Re: [PATCH 2/3] task: RCU protect tasks on the runqueue

From: Eric W. Biederman
Date: Thu Sep 05 2019 - 16:03:16 EST


"Paul E. McKenney" <paulmck@xxxxxxxxxx> writes:

> On Tue, Sep 03, 2019 at 10:06:03PM +0200, Peter Zijlstra wrote:
>> On Tue, Sep 03, 2019 at 12:18:47PM -0700, Linus Torvalds wrote:
>> > Now, if you can point to some particular field where that ordering
>> > makes sense for the particular case of "make it active on the
>> > runqueue" vs "look up the task from the runqueue using RCU", then I do
>> > think that the whole release->acquire consistency makes sense.
>> >
>> > But it's not clear that such a field exists, particularly when this is
>> > in no way the *common* way to even get a task pointer, and other paths
>> > do *not* use the runqueue as the serialization point.
>>
>> Even if we could find a case (and I'm not seeing one in a hurry), I
>> would try really hard to avoid adding extra barriers here and instead
>> make the consumer a little more complicated if at all possible.
>>
>> The Power folks got rid of a SYNC (yes, more expensive than LWSYNC) from
>> their __switch_to() implementation and that had a measurable impact.
>>
>> 9145effd626d ("powerpc/64: Drop explicit hwsync in context switch")
>
> The patch [1] looks good to me. And yes, if the structure pointed to by
> the second argument of rcu_assign_pointer() is already visible to readers,
> it is OK to instead use RCU_INIT_POINTER(). Yes, this loses ordering.
> But weren't these simple assignments before RCU got involved?
>
> As a very rough rule of thumb, LWSYNC is about twice as fast as SYNC.
> (Depends on workload, exact details of the hardware, timing, phase of
> the moon, you name it.) So removing the LWSYNC is likely to provide
> measureable benefit, but I must defer to the powerpc maintainers.
> To that end, I added Michael on CC.
>
> [1] https://lore.kernel.org/lkml/878sr6t21a.fsf_-_@xxxxxxxxxxxxxxxxxxxxx/

Paul, what is the purpose of the barrier in rcu_assign_pointer?
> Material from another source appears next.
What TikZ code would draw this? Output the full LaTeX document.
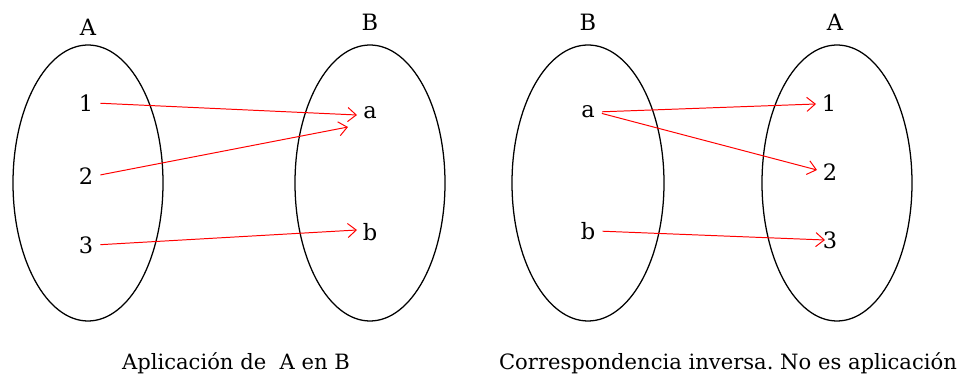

My intuition says it is the assignment half of rcu_dereference, and that
anything that rcu_dereference does not need is too strong.

My basic understanding is that only alpha ever has the memory ordering
issue that rcu_dereference deals with. So I am a bit surprised that
this is anything other than a noop for anything except alpha.

In my patch I used rcu_assign_pointer because that is the canonically
correct way to do things. Peter makes a good case that adding an extra
barrier in ___schedule could be detrimental to system performance.
At the same time if there is a correctness issue on alpha that we have
been overlooking because of low testing volume on alpha I don't want to
just let this slide and have very subtle bugs.

The practical concern is that people have been really wanting to do
lockless and rcu operations on tasks in the runqueue for a while and
there are several very clever pieces of code doing that now. By
changing the location of the rcu put I am trying to make these uses
ordinary rcu uses.

The uses in question are the pieces of code I update in:
https://lore.kernel.org/lkml/8736het20c.fsf_-_@xxxxxxxxxxxxxxxxxxxxx/

In short. Why is rcu_assign_pointer() more than WRITE_ONCE() on
anything but alpha? Do other architectures need more? Is the trade off
worth it if we avoid using rcu_assign_pointer on performance critical
paths.

Eric

p.s. I am being slow at working through all of this as I am dealing
with my young baby son, and busy packing for the conference.

I might not be able to get back to this discussion until after
I have landed in Lisbon on Saturday night.